今後、「家庭」というものはどうなっていくのでしょうか。
「家庭教育」という言葉すら使い続けるのが困難になる中、親たちは子育てのストレスをどう分かち合うのでしょうか。ちゃんと祖母や祖父の実家に預かってもらったりできるのでしょうか。子ども同士のつながりや地域と交流をどうデザインするか、保育者の社会的尊重は……? と、現代は様々な課題にぶつかりゆくもっとも難しい時期であり、その流れのなかで、本著は、新しい見通しを出していくための実証的根拠となるための「これでどうだ、なんとでも使ってくれ!」という思いがこめられた熱い(厚い)本です。
1890年代から1930年代までの保育と家庭教育についての諸相と歴史的展開を記した本著は、幼稚園の入所が漸減し、保育所が待機児童問題で対応に追われている時代に、そもそもいまの保育制度や保育の思想等はどう成立し、展開していったのか実証的検証をしていきます。
最初は、幼稚園は近代的な家族モデルを提示するための形式的な育児の教育機関でした。なので、理想的家庭がある程度普及すれば終わりとなるはずでしたが、幼稚園は幼稚園で、集団遊びや児童の観察を通して、家庭レベルとは別のレベルの児童教育の意味づけがあるとなされていく。
また、玩具の登場により、1920年代ごろから子どもが主体的に遊ぶことという保育目標と、保育者の専門家の確立がなされていく。
幼稚園の教育は、成績というよりは主体性、共同性の学びにあり、それで小学校教育と差異をつくり、学校教育の本番の準備を担うという位置づけになっていきます。

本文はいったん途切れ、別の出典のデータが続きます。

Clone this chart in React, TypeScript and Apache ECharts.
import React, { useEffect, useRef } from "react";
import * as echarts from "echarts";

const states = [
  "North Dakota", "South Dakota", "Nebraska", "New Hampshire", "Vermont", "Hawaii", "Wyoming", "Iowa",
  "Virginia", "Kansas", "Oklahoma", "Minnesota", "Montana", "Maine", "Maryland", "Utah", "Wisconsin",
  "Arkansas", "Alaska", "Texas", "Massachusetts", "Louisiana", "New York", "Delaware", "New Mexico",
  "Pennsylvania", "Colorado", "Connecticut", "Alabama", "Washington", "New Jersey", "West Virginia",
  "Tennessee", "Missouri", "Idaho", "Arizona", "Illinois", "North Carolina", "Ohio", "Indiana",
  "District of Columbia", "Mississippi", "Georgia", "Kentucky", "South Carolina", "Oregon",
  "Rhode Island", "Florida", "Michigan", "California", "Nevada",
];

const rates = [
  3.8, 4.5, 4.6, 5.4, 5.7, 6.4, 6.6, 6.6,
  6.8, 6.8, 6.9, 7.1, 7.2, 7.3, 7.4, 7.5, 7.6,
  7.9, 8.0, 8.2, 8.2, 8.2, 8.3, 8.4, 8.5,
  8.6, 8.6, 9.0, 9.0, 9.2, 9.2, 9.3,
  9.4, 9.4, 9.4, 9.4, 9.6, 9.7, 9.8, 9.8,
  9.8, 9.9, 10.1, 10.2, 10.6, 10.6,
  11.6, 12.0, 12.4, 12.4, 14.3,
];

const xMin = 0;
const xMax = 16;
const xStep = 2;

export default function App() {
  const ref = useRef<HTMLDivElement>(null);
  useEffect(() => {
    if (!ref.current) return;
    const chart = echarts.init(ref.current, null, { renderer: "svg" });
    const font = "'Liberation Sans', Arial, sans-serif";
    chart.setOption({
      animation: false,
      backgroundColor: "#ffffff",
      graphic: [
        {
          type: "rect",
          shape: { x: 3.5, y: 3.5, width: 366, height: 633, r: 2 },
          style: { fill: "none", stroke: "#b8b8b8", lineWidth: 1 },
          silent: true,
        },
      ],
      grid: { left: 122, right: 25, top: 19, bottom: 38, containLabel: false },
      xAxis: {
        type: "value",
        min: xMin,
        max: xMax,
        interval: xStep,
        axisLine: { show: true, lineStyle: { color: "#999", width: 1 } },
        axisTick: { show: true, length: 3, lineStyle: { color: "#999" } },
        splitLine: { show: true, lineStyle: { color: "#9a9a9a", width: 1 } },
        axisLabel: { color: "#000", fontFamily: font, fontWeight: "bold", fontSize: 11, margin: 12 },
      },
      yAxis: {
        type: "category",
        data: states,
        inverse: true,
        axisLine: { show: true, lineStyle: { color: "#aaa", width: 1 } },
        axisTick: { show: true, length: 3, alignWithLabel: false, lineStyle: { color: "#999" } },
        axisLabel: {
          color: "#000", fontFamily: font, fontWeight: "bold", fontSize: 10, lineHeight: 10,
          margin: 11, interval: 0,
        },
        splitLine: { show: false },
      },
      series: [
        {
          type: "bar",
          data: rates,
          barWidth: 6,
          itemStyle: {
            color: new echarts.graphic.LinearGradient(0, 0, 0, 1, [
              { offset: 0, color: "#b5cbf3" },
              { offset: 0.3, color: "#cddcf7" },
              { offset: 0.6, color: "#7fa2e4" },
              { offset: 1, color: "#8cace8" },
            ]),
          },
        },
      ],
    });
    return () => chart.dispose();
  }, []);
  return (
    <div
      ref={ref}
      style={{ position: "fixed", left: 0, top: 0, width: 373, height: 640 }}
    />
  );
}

こうして、最初はモデルの提示だったものが専門化し、子どもに社会性を準備させる機関となり、今にいたりますが、いまは一億総共働きとなるような時代であるから、あらためて幼稚園・保育園をどう捉えるのか、問題となります。
幼保一体化のあとは、幼保小一列化のようなものになり、では「教育」というものはすべて他人まかせなのか、そもそも「育てる」とはどういうことなのか。考え直していかねばなりません。
そこに小西行郎らの成果が加わり、脳科学の実証のもと、子どもはほっといても育つ、親がのびのびとしていれば子どもものびのびといくという形から、「共働きだけど子どもが死ぬほど心配」という親の状況に、どんなモデルを提示していくのか。
本著はこの超難問の一助となってくれます。